Microorganisms are beneficial in many processes: bacteria help in making curd, yeast helps in bread baking and fermentation, and microbes are used in antibiotic production and sewage treatment. They are harmful when pathogenic strains cause diseases such as typhoid, flu or plant infections. Good hygiene and proper food handling reduce harmful effects while beneficial microbes are harnessed for food production, medicine and environmental management.
Fungi and bacteria decompose dead organic matter into simpler inorganic substances that enrich soil nutrients. This recycling returns nitrogen, phosphorus and other elements for plant use. A classroom activity: set up two small sealed jars containing equal amounts of dead leaves — one with a tiny amount of soil (containing decomposers) and one sterilized — observe after weeks to see faster decomposition in the jar with soil and microbial activity. Discuss observations linking microbes to decomposition.
F. Classification & Practical Skills (29–30)
The aim of classification is to arrange living organisms into groups so they can be studied, identified and remembered easily. At an elementary level, classification groups organisms based on visible, shared characteristics such as body structure, mode of nutrition (producer, consumer, decomposer), presence or absence of backbone and habitat. The principles involve observing similarities and differences and grouping organisms that share common features to form a logical system that helps communication and study.
Choose five organisms (e.g., mango tree, grass, earthworm, sparrow, mushroom). Create a table listing observable features: makes own food? (yes/no), has backbone? (yes/no), habitat (soil/tree/air). Classify: mango and grass → plants (producers); sparrow → vertebrate animal (consumer with backbone); earthworm → invertebrate animal; mushroom → fungus (decomposer, no chlorophyll). Criteria used include mode of nutrition, structural features and habitat, which are simple and effective for Class 6 classification.

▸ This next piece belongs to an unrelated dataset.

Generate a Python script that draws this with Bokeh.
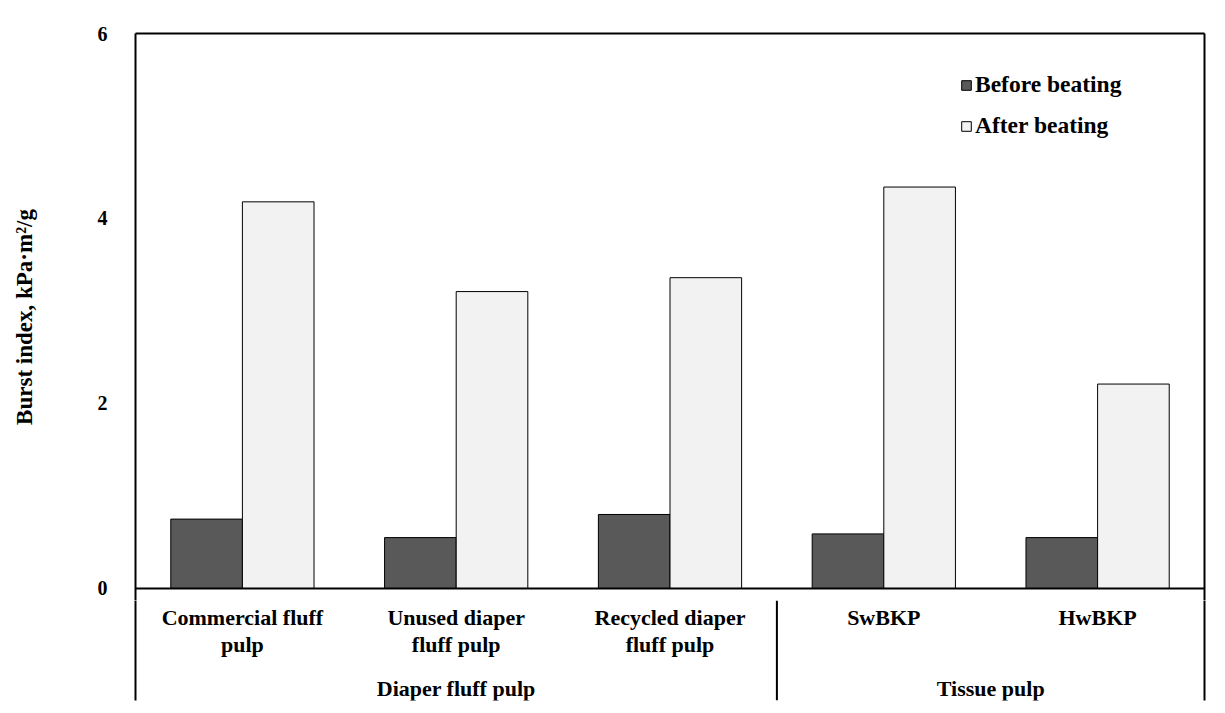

Classification helps identify beneficial and harmful organisms quickly, aiding pest control and crop selection. Example 1: Classifying insect pests enables targeted biological or chemical control measures without harming beneficial insects like pollinators. Example 2: Recognizing nitrogen-fixing bacteria and legumes helps farmers rotate crops to improve soil fertility naturally. Thus classification informs management practices that are efficient and environmentally friendly.
G. Revision, Activities & Exam Preparation (29–30)
Suggested activities: (a) Make a collection and labelled chart of 15 local plants and animals with their classification; (b) Observe bread mould under teacher supervision to study fungi and draw observations; (c) Set up a simple food chain chart from a local habitat; (d) Conduct a leaf stomata observation using prepared slides to learn about gas exchange; (e) Prepare flashcards for different organisms and quiz classmates on their group and habitat. These activities reinforce observation and classification skills.
Exam strategy: begin long answers with a clear definition or topic sentence, follow with 3–4 organised points or short paragraphs, include examples and, where appropriate, a labelled diagram or table to illustrate. Use headings or bullets for clarity, keep language simple and factual, and conclude with a one-line summary. Practice writing timed answers to improve clarity and completeness under exam conditions.
Final Tip: Learn core definitions, functions and examples. Use diagrams and classification charts during revision. Practice these long-answer templates and adapt them using local examples to strengthen your answers for CBSE examinations.